Task directions. Leave the pictures out and retype the lines from the beginning through the line with "369, 372, 375, 380, 390, 400];", both ends included.
• • • • • • •
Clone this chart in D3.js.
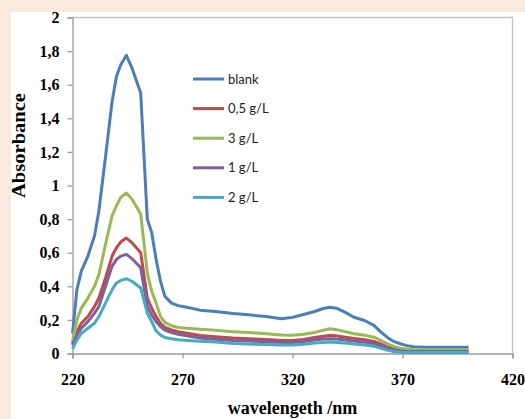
<!DOCTYPE html>
<html>
<head>
    <title>Absorbance spectra</title>
    <script src="https://cdnjs.cloudflare.com/ajax/libs/d3/7.8.5/d3.min.js"></script>
    <style>
        body { margin: 0; background: #f9eadd; }
        svg { display: block; }
        .tick text { font-family: "Liberation Serif", "Times New Roman", serif; font-weight: bold; font-size: 16px; fill: #000; }
        .legend text { font-family: Lato, "Open Sans", sans-serif; font-size: 13px; fill: #222; }
    </style>
</head>
<body>
    <svg width="525" height="419"></svg>

    <script>
        // wavelength points (nm) shared by all series
        const wavelengths = [220, 222, 224, 227, 230, 232, 235, 238, 240, 242, 244.5, 247, 251, 254, 256, 258, 260, 262, 265, 268,
            272, 278, 285, 293, 300, 308, 315, 320, 325, 330, 334, 337, 340, 344, 348, 353, 357, 360, 363, 366,
            369, 372, 375, 380, 390, 400];

        const blank = [0.12, 0.38, 0.49, 0.58, 0.70, 0.85, 1.17, 1.50, 1.65, 1.72, 1.775, 1.70, 1.55, 0.80, 0.72, 0.56, 0.43, 0.34, 0.30, 0.285,
            0.275, 0.258, 0.25, 0.238, 0.23, 0.22, 0.207, 0.215, 0.232, 0.25, 0.268, 0.275, 0.27, 0.245, 0.216, 0.195, 0.167, 0.13, 0.097, 0.072,
            0.058, 0.047, 0.04, 0.037, 0.037, 0.037];
        const g05 = [0.06, 0.13, 0.18, 0.22, 0.28, 0.33, 0.45, 0.58, 0.63, 0.665, 0.687, 0.66, 0.60, 0.33, 0.27, 0.22, 0.18, 0.155, 0.14, 0.13,
            0.12, 0.107, 0.10, 0.092, 0.088, 0.083, 0.078, 0.077, 0.083, 0.095, 0.103, 0.107, 0.105, 0.097, 0.09, 0.082, 0.072, 0.058, 0.04, 0.028,
            0.02, 0.017, 0.015, 0.015, 0.015, 0.015];
        const g3 = [0.07, 0.20, 0.27, 0.33, 0.40, 0.47, 0.65, 0.82, 0.88, 0.93, 0.955, 0.92, 0.83, 0.48, 0.37, 0.30, 0.22, 0.185, 0.165, 0.155,
            0.15, 0.145, 0.138, 0.13, 0.125, 0.118, 0.11, 0.108, 0.115, 0.125, 0.138, 0.147, 0.142, 0.13, 0.118, 0.108, 0.097, 0.08, 0.058, 0.042,
            0.032, 0.027, 0.024, 0.023, 0.023, 0.023];
        const g1 = [0.05, 0.11, 0.15, 0.19, 0.24, 0.28, 0.40, 0.52, 0.56, 0.58, 0.59, 0.565, 0.51, 0.28, 0.23, 0.19, 0.16, 0.14, 0.125, 0.115,
            0.105, 0.092, 0.085, 0.078, 0.075, 0.07, 0.066, 0.066, 0.072, 0.08, 0.086, 0.088, 0.086, 0.08, 0.074, 0.067, 0.058, 0.045, 0.03, 0.02,
            0.015, 0.012, 0.012, 0.012, 0.012, 0.012];
        const g2 = [0.028, 0.08, 0.12, 0.15, 0.18, 0.22, 0.30, 0.38, 0.42, 0.435, 0.445, 0.43, 0.39, 0.24, 0.19, 0.135, 0.11, 0.095, 0.088, 0.082,
            0.078, 0.073, 0.068, 0.06, 0.057, 0.053, 0.05, 0.05, 0.055, 0.062, 0.066, 0.068, 0.066, 0.062, 0.057, 0.05, 0.043, 0.033, 0.02, 0.012,
            0.008, 0.006, 0.006, 0.006, 0.006, 0.006];

        const seriesNames = ["blank", "0,5 g/L", "3 g/L", "1 g/L", "2 g/L"];
        const seriesValues = [blank, g05, g3, g1, g2];
        const colors = ["#4a7ebb", "#be4b48", "#98b954", "#7d60a0", "#46aac5"];

        const xTicks = [220, 270, 320, 370, 420];
        const yTicks = [0, 0.2, 0.4, 0.6, 0.8, 1, 1.2, 1.4, 1.6, 1.8, 2];

        const svg = d3.select("svg");

        svg.append("rect").attr("x", 11).attr("y", 12).attr("width", 514).attr("height", 407).attr("fill", "#fff");

        const x = d3.scaleLinear().domain([220, 420]).range([72.5, 512.5]);
        const y = d3.scaleLinear().domain([0, 2]).range([353.5, 17.5]);

        // plot area border (top + right)
        svg.append("path")
            .attr("d", `M${x(220)},${y(2)}H${x(420)}V${y(0)}`)
            .attr("fill", "none").attr("stroke", "#c4c4c4").attr("stroke-width", 1.3);

        const fmt = d => d3.format("")(+d.toFixed(1)).replace(".", ",");

        const yAxis = svg.append("g")
            .attr("transform", `translate(${x(220)},0)`)
            .call(d3.axisLeft(y).tickValues(yTicks).tickSize(5).tickPadding(8).tickFormat(fmt));

        const xAxis = svg.append("g")
            .attr("transform", `translate(0,${y(0)})`)
            .call(d3.axisBottom(x).tickValues(xTicks).tickSize(5).tickPadding(15).tickFormat(d3.format("d")));

        [xAxis, yAxis].forEach(g => {
            g.select(".domain").attr("stroke", "#9a9a9a").attr("stroke-width", 1.3);
            g.selectAll(".tick line").attr("stroke", "#9a9a9a").attr("stroke-width", 1.3);
        });

        const line = d3.line()
            .x((d, i) => x(wavelengths[i]))
            .y(d => y(d));

        seriesValues.forEach((vals, i) => {
            svg.append("path")
                .datum(vals)
                .attr("d", line)
                .attr("fill", "none")
                .attr("stroke", colors[i])
                .attr("stroke-width", 3)
                .attr("stroke-linejoin", "round");
        });

        // legend
        const legend = svg.append("g").attr("class", "legend");
        seriesNames.forEach((name, i) => {
            const ly = 79 + i * 29.6;
            legend.append("line")
                .attr("x1", 193).attr("x2", 224).attr("y1", ly).attr("y2", ly)
                .attr("stroke", colors[i]).attr("stroke-width", 3);
            legend.append("text")
                .attr("x", 228).attr("y", ly + 4.5)
                .text(name);
        });

        // axis titles
        svg.append("text")
            .attr("transform", "translate(25,145.5) rotate(-90)")
            .attr("text-anchor", "middle")
            .attr("font-family", "Liberation Serif, Times New Roman, serif")
            .attr("font-weight", "bold").attr("font-size", "18px")
            .attr("textLength", 105).attr("lengthAdjust", "spacingAndGlyphs")
            .text("Absorbance");

        svg.append("text")
            .attr("x", 292.5).attr("y", 414)
            .attr("text-anchor", "middle")
            .attr("font-family", "Liberation Serif, Times New Roman, serif")
            .attr("font-weight", "bold").attr("font-size", "18px")
            .text("wavelengeth /nm");
    </script>
</body>
</html>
• • • • • • •
Solution to this task.
Clone this chart in D3.js.
<!DOCTYPE html>
<html>
<head>
    <title>Absorbance spectra</title>
    <script src="https://cdnjs.cloudflare.com/ajax/libs/d3/7.8.5/d3.min.js"></script>
    <style>
        body { margin: 0; background: #f9eadd; }
        svg { display: block; }
        .tick text { font-family: "Liberation Serif", "Times New Roman", serif; font-weight: bold; font-size: 16px; fill: #000; }
        .legend text { font-family: Lato, "Open Sans", sans-serif; font-size: 13px; fill: #222; }
    </style>
</head>
<body>
    <svg width="525" height="419"></svg>

    <script>
        // wavelength points (nm) shared by all series
        const wavelengths = [220, 222, 224, 227, 230, 232, 235, 238, 240, 242, 244.5, 247, 251, 254, 256, 258, 260, 262, 265, 268,
            272, 278, 285, 293, 300, 308, 315, 320, 325, 330, 334, 337, 340, 344, 348, 353, 357, 360, 363, 366,
            369, 372, 375, 380, 390, 400];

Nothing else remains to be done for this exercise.